--- EXERCISE DATA ---
==============================
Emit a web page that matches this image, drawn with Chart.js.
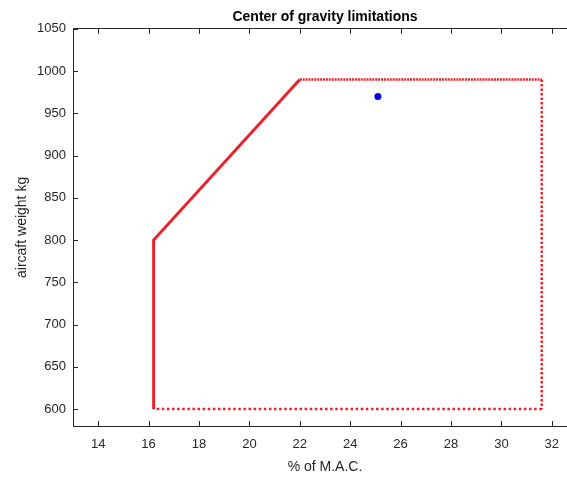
==============================
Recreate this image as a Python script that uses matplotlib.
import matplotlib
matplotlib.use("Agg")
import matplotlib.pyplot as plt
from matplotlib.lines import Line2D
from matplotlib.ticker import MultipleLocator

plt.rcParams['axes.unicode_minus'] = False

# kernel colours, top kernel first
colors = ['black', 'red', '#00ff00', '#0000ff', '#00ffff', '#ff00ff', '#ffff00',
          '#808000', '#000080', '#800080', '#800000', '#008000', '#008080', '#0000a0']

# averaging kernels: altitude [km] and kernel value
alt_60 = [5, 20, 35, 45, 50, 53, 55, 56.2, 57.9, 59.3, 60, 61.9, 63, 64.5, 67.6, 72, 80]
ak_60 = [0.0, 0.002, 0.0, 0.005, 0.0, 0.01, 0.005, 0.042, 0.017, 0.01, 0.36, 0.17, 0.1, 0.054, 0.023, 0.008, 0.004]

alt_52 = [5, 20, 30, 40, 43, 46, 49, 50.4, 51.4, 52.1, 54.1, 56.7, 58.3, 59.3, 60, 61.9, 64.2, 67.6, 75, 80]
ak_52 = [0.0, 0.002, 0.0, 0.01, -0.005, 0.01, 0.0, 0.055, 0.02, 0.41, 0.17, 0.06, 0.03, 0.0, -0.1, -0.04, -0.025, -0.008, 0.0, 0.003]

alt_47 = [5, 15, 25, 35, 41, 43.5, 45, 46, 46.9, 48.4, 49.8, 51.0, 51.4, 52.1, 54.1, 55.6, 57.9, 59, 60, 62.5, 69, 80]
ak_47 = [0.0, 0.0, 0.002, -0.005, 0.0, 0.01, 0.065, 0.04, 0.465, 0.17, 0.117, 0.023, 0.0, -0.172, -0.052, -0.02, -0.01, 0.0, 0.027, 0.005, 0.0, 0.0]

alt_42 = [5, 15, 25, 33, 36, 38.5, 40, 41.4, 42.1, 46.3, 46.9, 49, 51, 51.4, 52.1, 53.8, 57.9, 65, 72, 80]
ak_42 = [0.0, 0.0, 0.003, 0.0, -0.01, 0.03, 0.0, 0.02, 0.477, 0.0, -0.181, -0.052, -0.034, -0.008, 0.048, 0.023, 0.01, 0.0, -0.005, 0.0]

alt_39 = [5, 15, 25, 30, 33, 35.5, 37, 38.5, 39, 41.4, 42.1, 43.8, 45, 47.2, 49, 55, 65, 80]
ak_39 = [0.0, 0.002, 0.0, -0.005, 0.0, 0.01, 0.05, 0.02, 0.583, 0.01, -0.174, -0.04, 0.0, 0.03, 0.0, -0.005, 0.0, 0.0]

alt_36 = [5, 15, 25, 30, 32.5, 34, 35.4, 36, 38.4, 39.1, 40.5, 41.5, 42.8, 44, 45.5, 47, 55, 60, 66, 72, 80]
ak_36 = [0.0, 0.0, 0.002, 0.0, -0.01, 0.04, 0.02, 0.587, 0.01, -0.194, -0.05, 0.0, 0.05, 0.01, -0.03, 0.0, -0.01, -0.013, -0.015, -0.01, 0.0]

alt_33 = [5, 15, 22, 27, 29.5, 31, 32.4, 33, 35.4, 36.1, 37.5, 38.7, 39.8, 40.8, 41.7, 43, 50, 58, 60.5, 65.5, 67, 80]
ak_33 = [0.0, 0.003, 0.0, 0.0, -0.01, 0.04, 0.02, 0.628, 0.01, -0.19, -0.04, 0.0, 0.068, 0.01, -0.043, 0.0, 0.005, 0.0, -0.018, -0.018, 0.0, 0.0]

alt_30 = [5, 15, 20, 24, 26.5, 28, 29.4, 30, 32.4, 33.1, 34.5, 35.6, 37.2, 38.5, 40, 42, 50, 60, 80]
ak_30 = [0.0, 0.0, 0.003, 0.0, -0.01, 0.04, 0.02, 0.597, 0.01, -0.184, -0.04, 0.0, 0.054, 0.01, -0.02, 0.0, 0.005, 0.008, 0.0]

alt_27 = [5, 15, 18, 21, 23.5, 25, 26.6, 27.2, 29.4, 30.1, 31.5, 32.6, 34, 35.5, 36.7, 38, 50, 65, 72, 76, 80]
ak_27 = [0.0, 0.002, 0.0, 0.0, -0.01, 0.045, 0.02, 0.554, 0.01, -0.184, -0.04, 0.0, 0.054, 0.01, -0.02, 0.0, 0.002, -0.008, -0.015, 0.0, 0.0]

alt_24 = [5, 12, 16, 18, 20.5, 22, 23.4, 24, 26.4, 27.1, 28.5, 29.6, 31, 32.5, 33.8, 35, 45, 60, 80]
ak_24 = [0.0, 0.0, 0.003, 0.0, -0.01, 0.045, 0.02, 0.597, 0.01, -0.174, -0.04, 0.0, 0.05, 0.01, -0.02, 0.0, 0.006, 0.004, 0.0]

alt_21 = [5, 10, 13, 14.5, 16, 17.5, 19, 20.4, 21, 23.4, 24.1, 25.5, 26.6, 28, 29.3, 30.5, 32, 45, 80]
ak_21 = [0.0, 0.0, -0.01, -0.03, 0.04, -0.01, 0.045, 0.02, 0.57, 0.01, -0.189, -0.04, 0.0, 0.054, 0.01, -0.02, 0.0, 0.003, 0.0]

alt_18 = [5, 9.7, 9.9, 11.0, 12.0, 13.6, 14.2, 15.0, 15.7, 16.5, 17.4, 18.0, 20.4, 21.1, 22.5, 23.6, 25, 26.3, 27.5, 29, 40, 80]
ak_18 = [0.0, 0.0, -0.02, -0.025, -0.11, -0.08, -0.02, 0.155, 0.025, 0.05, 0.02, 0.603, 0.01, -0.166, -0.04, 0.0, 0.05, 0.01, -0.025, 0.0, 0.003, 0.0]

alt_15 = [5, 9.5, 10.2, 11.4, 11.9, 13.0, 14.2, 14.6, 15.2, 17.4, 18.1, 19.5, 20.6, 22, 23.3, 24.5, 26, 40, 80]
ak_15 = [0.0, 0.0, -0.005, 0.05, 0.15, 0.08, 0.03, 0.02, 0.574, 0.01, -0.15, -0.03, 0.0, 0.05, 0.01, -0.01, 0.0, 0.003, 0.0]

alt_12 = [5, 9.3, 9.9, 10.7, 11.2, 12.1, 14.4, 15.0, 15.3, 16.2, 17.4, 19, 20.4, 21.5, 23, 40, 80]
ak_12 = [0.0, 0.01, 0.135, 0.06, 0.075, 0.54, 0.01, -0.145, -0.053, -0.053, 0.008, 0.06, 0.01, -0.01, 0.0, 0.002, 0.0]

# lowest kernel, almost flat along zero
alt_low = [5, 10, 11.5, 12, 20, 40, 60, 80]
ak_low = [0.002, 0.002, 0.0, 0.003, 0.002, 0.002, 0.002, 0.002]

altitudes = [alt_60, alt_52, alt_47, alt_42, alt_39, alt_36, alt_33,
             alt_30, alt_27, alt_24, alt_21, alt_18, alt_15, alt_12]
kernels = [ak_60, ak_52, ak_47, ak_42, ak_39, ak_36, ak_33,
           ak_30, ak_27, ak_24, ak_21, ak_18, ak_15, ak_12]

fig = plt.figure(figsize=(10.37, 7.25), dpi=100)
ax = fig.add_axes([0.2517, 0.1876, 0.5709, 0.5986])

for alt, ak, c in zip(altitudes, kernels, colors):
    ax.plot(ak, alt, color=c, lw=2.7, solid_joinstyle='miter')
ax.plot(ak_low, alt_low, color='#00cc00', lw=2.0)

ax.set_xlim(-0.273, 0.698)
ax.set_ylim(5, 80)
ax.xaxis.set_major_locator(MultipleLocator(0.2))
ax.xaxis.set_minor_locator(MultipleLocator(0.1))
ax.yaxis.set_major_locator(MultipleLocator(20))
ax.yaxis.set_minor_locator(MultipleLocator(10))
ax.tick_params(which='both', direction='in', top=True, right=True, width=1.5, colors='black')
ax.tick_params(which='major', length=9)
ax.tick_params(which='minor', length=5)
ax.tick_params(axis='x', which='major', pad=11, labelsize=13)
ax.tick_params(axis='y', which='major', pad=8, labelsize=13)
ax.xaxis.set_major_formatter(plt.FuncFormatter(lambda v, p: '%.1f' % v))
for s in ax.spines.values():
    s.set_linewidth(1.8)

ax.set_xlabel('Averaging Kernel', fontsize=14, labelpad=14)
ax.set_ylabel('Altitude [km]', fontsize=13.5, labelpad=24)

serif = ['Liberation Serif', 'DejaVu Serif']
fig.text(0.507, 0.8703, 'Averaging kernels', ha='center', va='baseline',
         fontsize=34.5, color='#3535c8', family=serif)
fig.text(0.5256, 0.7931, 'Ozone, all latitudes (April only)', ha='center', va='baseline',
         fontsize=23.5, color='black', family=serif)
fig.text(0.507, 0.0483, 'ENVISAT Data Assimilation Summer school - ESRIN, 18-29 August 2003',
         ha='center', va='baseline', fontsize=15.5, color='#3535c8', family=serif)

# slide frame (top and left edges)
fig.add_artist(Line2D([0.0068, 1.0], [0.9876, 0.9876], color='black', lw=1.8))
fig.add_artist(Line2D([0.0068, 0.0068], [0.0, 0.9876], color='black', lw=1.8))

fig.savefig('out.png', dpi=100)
==============================
From the entries above, give again exactly the lines running from the line with "Recreate this image" to the line with "0.023, 0.008, 0.004]"; include both of those lines.

--- OUTPUT FOR THIS EXERCISE ---
Recreate this image as a Python script that uses matplotlib.
import matplotlib
matplotlib.use("Agg")
import matplotlib.pyplot as plt
from matplotlib.lines import Line2D
from matplotlib.ticker import MultipleLocator

plt.rcParams['axes.unicode_minus'] = False

# kernel colours, top kernel first
colors = ['black', 'red', '#00ff00', '#0000ff', '#00ffff', '#ff00ff', '#ffff00',
          '#808000', '#000080', '#800080', '#800000', '#008000', '#008080', '#0000a0']

# averaging kernels: altitude [km] and kernel value
alt_60 = [5, 20, 35, 45, 50, 53, 55, 56.2, 57.9, 59.3, 60, 61.9, 63, 64.5, 67.6, 72, 80]
ak_60 = [0.0, 0.002, 0.0, 0.005, 0.0, 0.01, 0.005, 0.042, 0.017, 0.01, 0.36, 0.17, 0.1, 0.054, 0.023, 0.008, 0.004]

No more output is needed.